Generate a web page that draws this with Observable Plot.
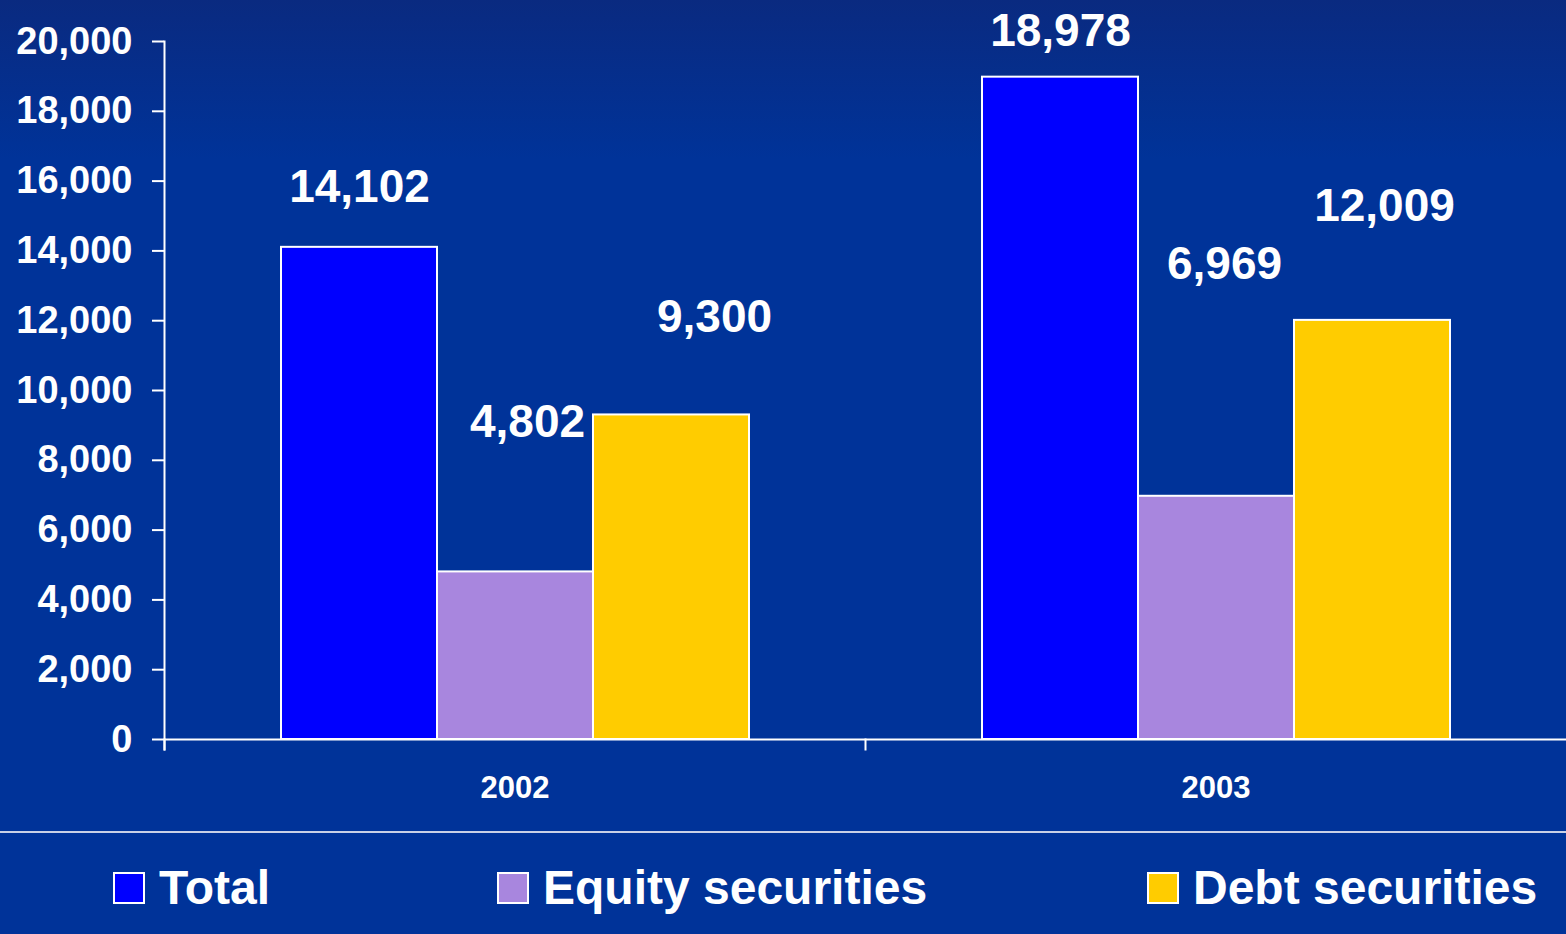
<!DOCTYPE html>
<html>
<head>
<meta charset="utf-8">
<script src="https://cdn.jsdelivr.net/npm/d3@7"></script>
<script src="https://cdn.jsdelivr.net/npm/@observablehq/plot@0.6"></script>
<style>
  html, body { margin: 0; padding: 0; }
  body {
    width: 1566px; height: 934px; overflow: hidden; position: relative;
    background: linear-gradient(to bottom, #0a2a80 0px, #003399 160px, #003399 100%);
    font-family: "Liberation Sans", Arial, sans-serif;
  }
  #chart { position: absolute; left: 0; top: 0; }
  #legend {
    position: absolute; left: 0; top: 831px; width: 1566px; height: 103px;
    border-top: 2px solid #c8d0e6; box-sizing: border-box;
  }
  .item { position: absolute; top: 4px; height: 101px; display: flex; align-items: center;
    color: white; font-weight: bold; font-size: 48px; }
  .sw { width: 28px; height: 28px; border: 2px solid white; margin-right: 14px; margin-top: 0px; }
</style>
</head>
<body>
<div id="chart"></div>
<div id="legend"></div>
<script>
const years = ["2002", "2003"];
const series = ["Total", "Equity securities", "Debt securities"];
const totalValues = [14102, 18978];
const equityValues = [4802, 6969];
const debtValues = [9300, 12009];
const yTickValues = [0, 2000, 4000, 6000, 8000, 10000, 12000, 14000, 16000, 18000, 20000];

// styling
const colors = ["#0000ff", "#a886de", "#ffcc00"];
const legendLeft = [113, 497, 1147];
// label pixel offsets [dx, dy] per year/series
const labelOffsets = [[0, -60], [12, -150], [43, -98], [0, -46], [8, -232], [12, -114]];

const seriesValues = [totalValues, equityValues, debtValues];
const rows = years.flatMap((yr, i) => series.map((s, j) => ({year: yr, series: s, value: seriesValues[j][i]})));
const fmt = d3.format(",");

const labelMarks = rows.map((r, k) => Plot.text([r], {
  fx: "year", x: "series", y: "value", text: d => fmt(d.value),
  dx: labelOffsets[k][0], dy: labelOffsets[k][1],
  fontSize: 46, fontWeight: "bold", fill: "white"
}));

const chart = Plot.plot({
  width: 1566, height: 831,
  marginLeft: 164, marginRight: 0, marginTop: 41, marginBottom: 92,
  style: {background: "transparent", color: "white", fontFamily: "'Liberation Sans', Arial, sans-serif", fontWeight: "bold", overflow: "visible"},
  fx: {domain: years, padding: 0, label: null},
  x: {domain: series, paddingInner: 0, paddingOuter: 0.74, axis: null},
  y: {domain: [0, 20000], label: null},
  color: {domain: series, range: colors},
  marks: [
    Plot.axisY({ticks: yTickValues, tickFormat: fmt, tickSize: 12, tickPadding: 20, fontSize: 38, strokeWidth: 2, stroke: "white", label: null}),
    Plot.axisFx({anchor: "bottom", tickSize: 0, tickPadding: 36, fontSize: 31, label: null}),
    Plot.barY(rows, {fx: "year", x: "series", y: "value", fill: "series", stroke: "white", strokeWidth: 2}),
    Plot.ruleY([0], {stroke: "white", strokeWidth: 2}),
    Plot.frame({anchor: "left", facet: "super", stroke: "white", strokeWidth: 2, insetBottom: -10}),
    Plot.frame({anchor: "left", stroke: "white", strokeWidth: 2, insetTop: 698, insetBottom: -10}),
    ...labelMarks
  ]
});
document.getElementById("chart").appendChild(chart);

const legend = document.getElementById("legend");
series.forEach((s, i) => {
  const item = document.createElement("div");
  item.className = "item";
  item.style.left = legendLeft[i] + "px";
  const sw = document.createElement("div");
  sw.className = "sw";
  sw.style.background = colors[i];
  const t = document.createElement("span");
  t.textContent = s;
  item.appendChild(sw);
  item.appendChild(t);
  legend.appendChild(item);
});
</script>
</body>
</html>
++++++++++++++++++++
◆ Given instruction ◆
Reproduce the material in its entirety and word for word, without the pictures.

◆ Written reply ◆
Generate a web page that draws this with Observable Plot.
<!DOCTYPE html>
<html>
<head>
<meta charset="utf-8">
<script src="https://cdn.jsdelivr.net/npm/d3@7"></script>
<script src="https://cdn.jsdelivr.net/npm/@observablehq/plot@0.6"></script>
<style>
  html, body { margin: 0; padding: 0; }
  body {
    width: 1566px; height: 934px; overflow: hidden; position: relative;
    background: linear-gradient(to bottom, #0a2a80 0px, #003399 160px, #003399 100%);
    font-family: "Liberation Sans", Arial, sans-serif;
  }
  #chart { position: absolute; left: 0; top: 0; }
  #legend {
    position: absolute; left: 0; top: 831px; width: 1566px; height: 103px;
    border-top: 2px solid #c8d0e6; box-sizing: border-box;
  }
  .item { position: absolute; top: 4px; height: 101px; display: flex; align-items: center;
    color: white; font-weight: bold; font-size: 48px; }
  .sw { width: 28px; height: 28px; border: 2px solid white; margin-right: 14px; margin-top: 0px; }
</style>
</head>
<body>
<div id="chart"></div>
<div id="legend"></div>
<script>
const years = ["2002", "2003"];
const series = ["Total", "Equity securities", "Debt securities"];
const totalValues = [14102, 18978];
const equityValues = [4802, 6969];
const debtValues = [9300, 12009];
const yTickValues = [0, 2000, 4000, 6000, 8000, 10000, 12000, 14000, 16000, 18000, 20000];

// styling
const colors = ["#0000ff", "#a886de", "#ffcc00"];
const legendLeft = [113, 497, 1147];
// label pixel offsets [dx, dy] per year/series
const labelOffsets = [[0, -60], [12, -150], [43, -98], [0, -46], [8, -232], [12, -114]];

const seriesValues = [totalValues, equityValues, debtValues];
const rows = years.flatMap((yr, i) => series.map((s, j) => ({year: yr, series: s, value: seriesValues[j][i]})));
const fmt = d3.format(",");

const labelMarks = rows.map((r, k) => Plot.text([r], {
  fx: "year", x: "series", y: "value", text: d => fmt(d.value),
  dx: labelOffsets[k][0], dy: labelOffsets[k][1],
  fontSize: 46, fontWeight: "bold", fill: "white"
}));

const chart = Plot.plot({
  width: 1566, height: 831,
  marginLeft: 164, marginRight: 0, marginTop: 41, marginBottom: 92,
  style: {background: "transparent", color: "white", fontFamily: "'Liberation Sans', Arial, sans-serif", fontWeight: "bold", overflow: "visible"},
  fx: {domain: years, padding: 0, label: null},
  x: {domain: series, paddingInner: 0, paddingOuter: 0.74, axis: null},
  y: {domain: [0, 20000], label: null},
  color: {domain: series, range: colors},
  marks: [
    Plot.axisY({ticks: yTickValues, tickFormat: fmt, tickSize: 12, tickPadding: 20, fontSize: 38, strokeWidth: 2, stroke: "white", label: null}),
    Plot.axisFx({anchor: "bottom", tickSize: 0, tickPadding: 36, fontSize: 31, label: null}),
    Plot.barY(rows, {fx: "year", x: "series", y: "value", fill: "series", stroke: "white", strokeWidth: 2}),
    Plot.ruleY([0], {stroke: "white", strokeWidth: 2}),
    Plot.frame({anchor: "left", facet: "super", stroke: "white", strokeWidth: 2, insetBottom: -10}),
    Plot.frame({anchor: "left", stroke: "white", strokeWidth: 2, insetTop: 698, insetBottom: -10}),
    ...labelMarks
  ]
});
document.getElementById("chart").appendChild(chart);

const legend = document.getElementById("legend");
series.forEach((s, i) => {
  const item = document.createElement("div");
  item.className = "item";
  item.style.left = legendLeft[i] + "px";
  const sw = document.createElement("div");
  sw.className = "sw";
  sw.style.background = colors[i];
  const t = document.createElement("span");
  t.textContent = s;
  item.appendChild(sw);
  item.appendChild(t);
  legend.appendChild(item);
});
</script>
</body>
</html>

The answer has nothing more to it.